1 Charity, morality, patience under affliction, zealous application, right control of mind and the application of the highest wisdom.
Huang Po (from here on he shall be referred to as The Master) also tries to knock some practical sense into the thick heads of his disciples. Many of them, like all stupefied followers of cultural and religious mores and regulations, are bound by these normative strangleholds thus measuring their very self-worth exclusively following these external customs like a dog tagging along on the leash of its master. The Master says to follow them, like the six paramitas, when one has occasion to (as is expected by their cultural peers) but then afterwards to just remain quiescent in the Recollection of Mind. The six paramitas (charity, discipline, morality, patience, meditation, intuitive wisdom) are essential in one’s development and character; yet they are not to be worshiped in and of themselves. I know from my own years (over 30) of formation and then actually performing the ministerial responsibilities of a priest the values of these paramitas; but they indeed are not ends in themselves.
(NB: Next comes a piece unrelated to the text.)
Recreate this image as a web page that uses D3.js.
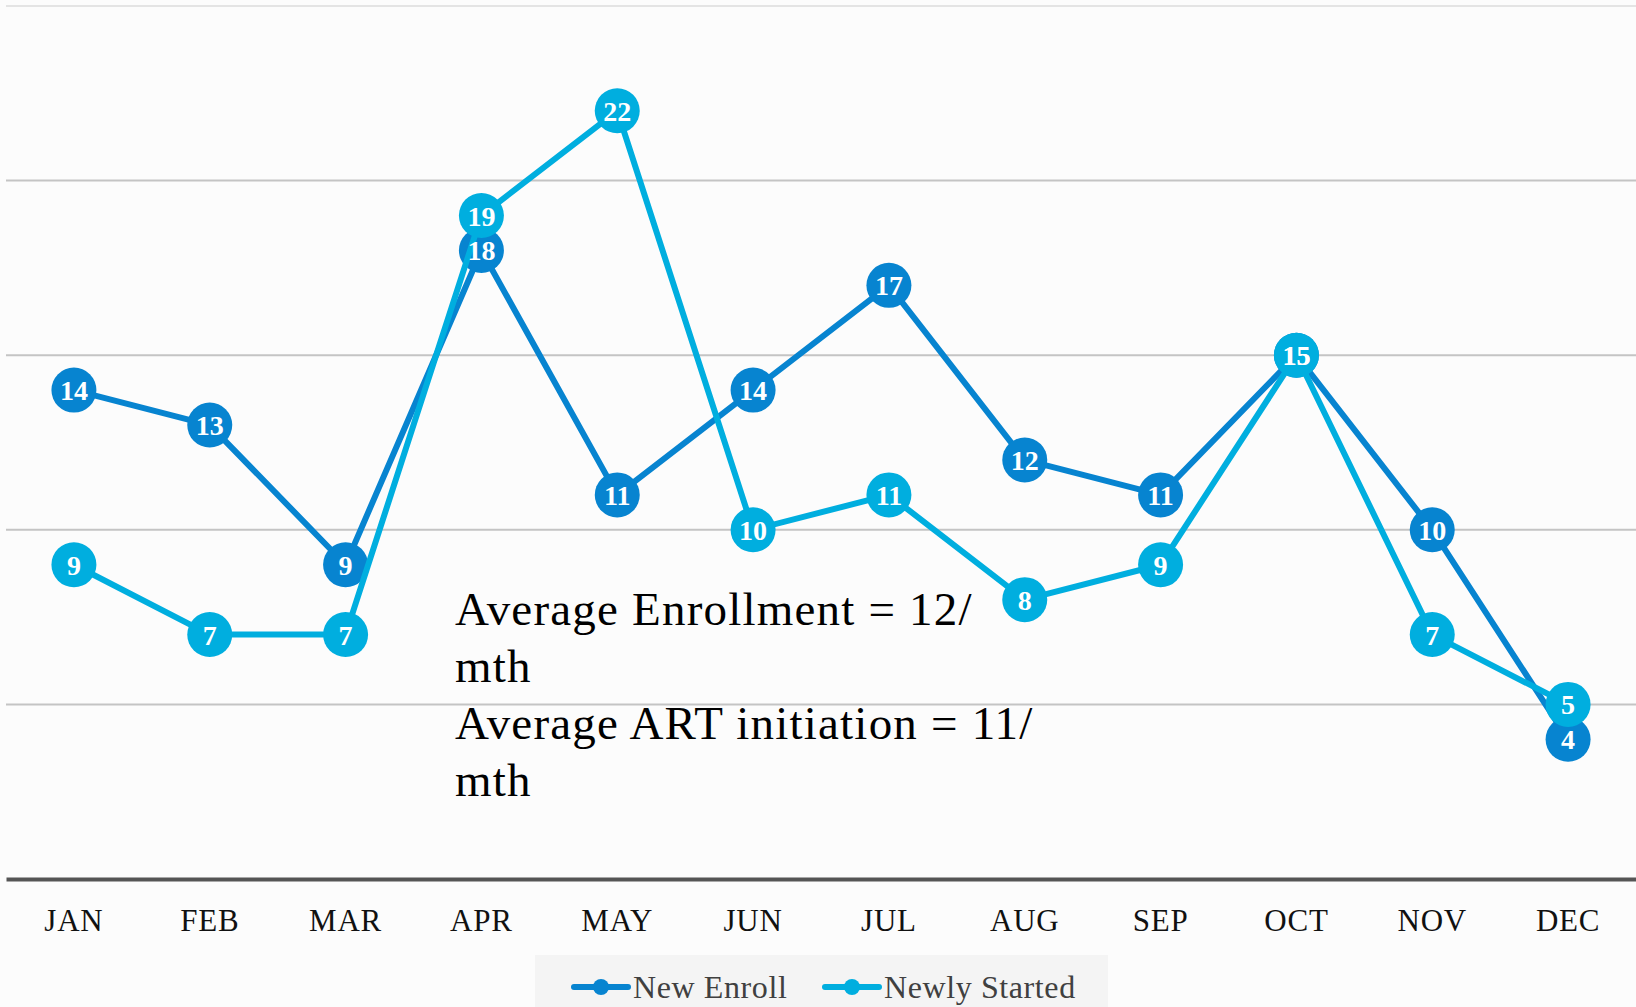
<!DOCTYPE html>
<html>
<head>
<meta charset="utf-8">
<script src="https://cdn.jsdelivr.net/npm/d3@7"></script>
<style>
  html, body { margin: 0; padding: 0; background: #fcfcfc; }
  svg { display: block; }
</style>
</head>
<body>
<div id="chart"></div>
<script>
const months = ['JAN', 'FEB', 'MAR', 'APR', 'MAY', 'JUN', 'JUL', 'AUG', 'SEP', 'OCT', 'NOV', 'DEC'];
const newEnroll = [14, 13, 9, 18, 11, 14, 17, 12, 11, 15, 10, 4];
const newlyStarted = [9, 7, 7, 19, 22, 10, 11, 8, 9, 15, 7, 5];
const yTicks = [0, 5, 10, 15, 20, 25];
const seriesNames = ['New Enroll', 'Newly Started'];
const notes = ['Average Enrollment = 12/', 'mth', 'Average ART initiation = 11/', 'mth'];

const W = 1636, H = 1007;
const margin = { top: 6, right: 0, bottom: 128, left: 6 };
const font = "'Liberation Serif', 'DejaVu Serif', serif";
const colors = ['#0784d0', '#00aedf'];

const svg = d3.select('#chart').append('svg').attr('width', W).attr('height', H);

const x = d3.scaleBand().domain(months).range([margin.left, W - margin.right]);
const y = d3.scaleLinear().domain([0, 25]).range([H - margin.bottom, margin.top]);

// grid lines
svg.selectAll('.grid')
  .data(yTicks.filter(d => d > 0))
  .join('line')
  .attr('x1', margin.left)
  .attr('x2', W)
  .attr('y1', d => y(d))
  .attr('y2', d => y(d))
  .attr('stroke', d => d === 25 ? '#e4e4e4' : '#c4c4c4')
  .attr('stroke-width', 2);

// x axis
const xAxis = svg.append('g')
  .attr('transform', `translate(0,${y(0)})`)
  .call(d3.axisBottom(x).tickSize(0).tickPadding(30));
xAxis.select('.domain').attr('stroke', '#555').attr('stroke-width', 4);
xAxis.selectAll('text')
  .attr('font-family', font)
  .attr('font-size', 31)
  .attr('letter-spacing', 0.8)
  .attr('fill', '#111');

// annotation text
svg.append('g')
  .selectAll('text')
  .data(notes)
  .join('text')
  .attr('x', 455)
  .attr('y', (d, i) => 625 + i * 57)
  .attr('font-family', font)
  .attr('font-size', 47)
  .attr('letter-spacing', 1.2)
  .attr('fill', '#000')
  .text(d => d);

const series = [newEnroll, newlyStarted];
const line = d3.line()
  .x((d, i) => x(months[i]) + x.bandwidth() / 2)
  .y(d => y(d));

series.forEach((vals, s) => {
  svg.append('path')
    .datum(vals)
    .attr('fill', 'none')
    .attr('stroke', colors[s])
    .attr('stroke-width', 6)
    .attr('stroke-linejoin', 'round')
    .attr('d', line);

  svg.append('g')
    .selectAll('circle')
    .data(vals)
    .join('circle')
    .attr('cx', (d, i) => x(months[i]) + x.bandwidth() / 2)
    .attr('cy', d => y(d))
    .attr('r', 22.5)
    .attr('fill', colors[s]);
});

// value labels on top
series.forEach((vals, s) => {
  svg.append('g')
    .selectAll('text')
    .data(vals)
    .join('text')
    .attr('x', (d, i) => x(months[i]) + x.bandwidth() / 2)
    .attr('y', d => y(d) + 10)
    .attr('text-anchor', 'middle')
    .attr('font-family', font)
    .attr('font-weight', 'bold')
    .attr('font-size', 28)
    .attr('fill', '#fff')
    .text(d => d);
});

// legend
const legend = svg.append('g');
legend.append('rect')
  .attr('x', 535).attr('y', 955)
  .attr('width', 573).attr('height', H - 955)
  .attr('fill', '#f4f4f4');

const legendX = [574, 825];
seriesNames.forEach((name, s) => {
  const g = legend.append('g').attr('transform', `translate(${legendX[s]},987)`);
  g.append('line')
    .attr('x1', 0).attr('x2', 54)
    .attr('stroke', colors[s]).attr('stroke-width', 6)
    .attr('stroke-linecap', 'round');
  g.append('circle').attr('cx', 27).attr('r', 8).attr('fill', colors[s]);
  g.append('text')
    .attr('x', 59).attr('y', 11)
    .attr('font-family', font)
    .attr('font-size', 32)
    .attr('letter-spacing', 0.6)
    .attr('fill', '#404040')
    .text(name);
});
</script>
</body>
</html>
As The Master states, being attached to any external formalizations only hinder one’s advancement in the ways of the Buddhadharma. Awakening to “Buddha-mind” is not one of awakening via any external stages, but only by Being-Undividedly-Aware (Bodhi); the Buddha-mind is not something to be attained (like jumping through some external “hoops”) but Self-Recollected. It’s a Recollection to the True Buddha Reality of one Undivided and Absolute Mindfulness.